Cambridge:  Probably my best living situation in Cambridge yet, I lived in a beautiful house with three friends/classmates.  We had the whole house for our use, we lived across from a park, and there was a dishwasher, air-conditioning, and a beautiful piano!  It felt luxurious compared to Africa!

Toronto:  I am currently living in the house of a middle-aged lady, ironically two doors down from where I used to live in Toronto.  I think the old Portuguese couple who lives in between these two places must be confused.  They always sit on their front porch, and I used greet them everyday from the one side, and now I do the same from the other.

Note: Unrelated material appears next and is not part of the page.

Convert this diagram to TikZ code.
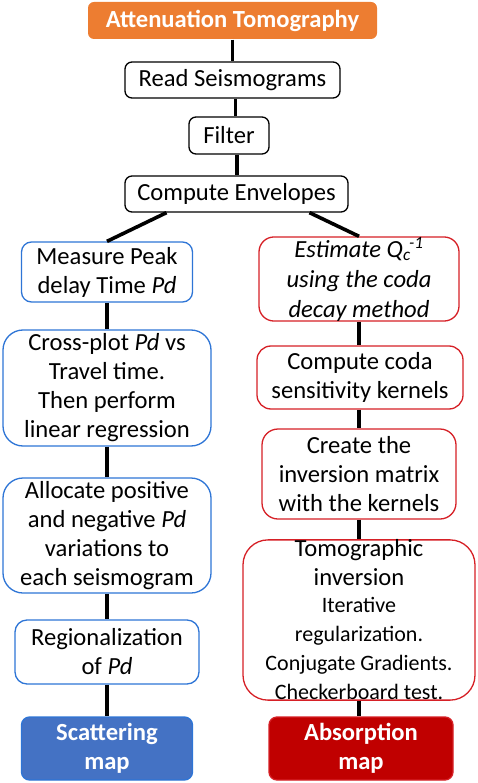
\documentclass[tikz,border=0pt]{standalone}
\usepackage{fontspec}
\setmainfont{Carlito}
\newcommand\tsmall{\fontsize{22}{26}\selectfont}
\begin{document}
\begin{tikzpicture}[x=1pt,y=-1pt,
  base/.style={draw, line width=1.3pt, align=center, inner sep=0pt, fill=white,
    font=\fontsize{24.6}{29}\selectfont},
  graybox/.style={base, draw=black, rounded corners=7pt},
  bluebox/.style={base, draw=blueline, rounded corners=#1},
  redbox/.style={base, draw=redline, rounded corners=#1},
  link/.style={line width=3.6pt, draw=black}]
\definecolor{blueline}{RGB}{46,117,214}
\definecolor{redline}{RGB}{214,32,38}
\definecolor{orangefill}{RGB}{237,125,49}
\definecolor{bluefill}{RGB}{68,114,196}
\definecolor{redfill}{RGB}{192,0,0}
\useasboundingbox (0,0) rectangle (477,783);

\node[base, draw=none, fill=orangefill, rounded corners=6pt, text=white,
  font=\fontsize{24.6}{29}\selectfont\bfseries,
  minimum width=289pt, minimum height=37pt] (title) at (232.5,20.5) {Attenuation Tomography};
\node[graybox, minimum width=215pt, minimum height=36pt] (read) at (232.5,80) {Read Seismograms};
\node[graybox, minimum width=80pt, minimum height=37pt] (filter) at (229,135.5) {Filter};
\node[graybox, minimum width=223pt, minimum height=36pt] (compute) at (236.5,194) {Compute Envelopes};

% left column
\node[bluebox=10pt, minimum width=171pt, minimum height=60pt] (measure) at (107,272)
  {Measure Peak\\delay Time \textit{Pd}};
\node[bluebox=20pt, minimum width=208pt, minimum height=116pt] (cross) at (107,388)
  {Cross-plot \textit{Pd} vs\\Travel time.\\Then perform\\linear regression};
\node[bluebox=20pt, minimum width=208pt, minimum height=115pt] (alloc) at (107,535.5)
  {Allocate positive\\and negative \textit{Pd}\\variations to\\each seismogram};
\node[bluebox=12pt, minimum width=184pt, minimum height=64pt] (region) at (107,652)
  {Regionalization\\of \textit{Pd}};
\node[base, draw=blueline, fill=bluefill, rounded corners=8pt, text=white,
  font=\fontsize{24.6}{29}\selectfont\bfseries,
  minimum width=171pt, minimum height=63pt] (scatter) at (107,748.5) {Scattering\\map};

% right column
\node[redbox=15pt, minimum width=200pt, minimum height=84pt,
  font=\fontsize{24.6}{30}\selectfont\itshape] (estimate) at (359,279)
  {Estimate Q\textsubscript{c}\kern-1.5pt\textsuperscript{-1}\\using the coda\\decay method};
\node[redbox=14pt, minimum width=206pt, minimum height=63pt] (coda) at (360,377.5)
  {Compute coda\\sensitivity kernels};
\node[redbox=16pt, minimum width=194pt, minimum height=90pt] (create) at (359,474)
  {Create the\\inversion matrix\\with the kernels};
\node[redbox=25pt, minimum width=232pt, minimum height=158pt] (tomo) at (359,620)
  {Tomographic\\inversion\\[-2pt]\tsmall Iterative\\\tsmall regularization.\\\tsmall Conjugate Gradients.\\\tsmall Checkerboard test.};
\node[base, draw=redline, fill=redfill, rounded corners=8pt, text=white,
  font=\fontsize{24.6}{29}\selectfont\bfseries,
  minimum width=184pt, minimum height=63pt] (absorb) at (361,748.5) {Absorption\\map};

% connectors
\draw[link] (title.south) -- (read.north);
\draw[link] ([xshift=3pt]read.south) -- ([xshift=3pt]read.south |- filter.north);
\draw[link] ([xshift=8pt]filter.south) -- ([xshift=8pt]filter.south |- compute.north);
\draw[link] ([xshift=-70pt]compute.south) -- (measure.north);
\draw[link] ([xshift=73pt]compute.south) -- (estimate.north);
\draw[link] (measure.south) -- (cross.north);
\draw[link] (cross.south) -- (alloc.north);
\draw[link] (alloc.south) -- (region.north);
\draw[link] (region.south) -- (scatter.north);
\draw[link] (estimate.south) -- (estimate.south |- coda.north);
\draw[link] (estimate.south |- coda.south) -- (estimate.south |- create.north);
\draw[link] (create.south) -- (tomo.north);
\draw[link] (tomo.south) -- (tomo.south |- absorb.north);
\end{tikzpicture}
\end{document}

Toronto my current home:  And last but not least, I am moving to a new place near Bloor and Lansdowne for January.  It is a tiny studio bachelor apartment in a house.  It is super small with just a bathroom, a tiny kitchenette, and one small living/bedroom.  I am looking forward to calling it my own though.  Reasons I like it are that it has good light (poorly lit basement apartments are prevalent in Toronto), it is in a fun neighbourhood (there is a bouldering gym nearby, lots of vintage shops, and great restaurants), and it has a fire escape that I can sort of use as a balcony or a separate entrance.  The landlord is also willing to cover the cost of paint, and so I’m going to hopefully give it a fresh look before I move in.  I even have an idea to build a loft bed so that I can better use the living space.  We’ll see if I ever get to that!  In January I will definitely be planning a house-warming party so that more people can know where I’m at.  I look forward to the day when I will stop moving around so often and can actually take the time to design a nice living space and be able to effectively host people.  *Sigh*.  Some day.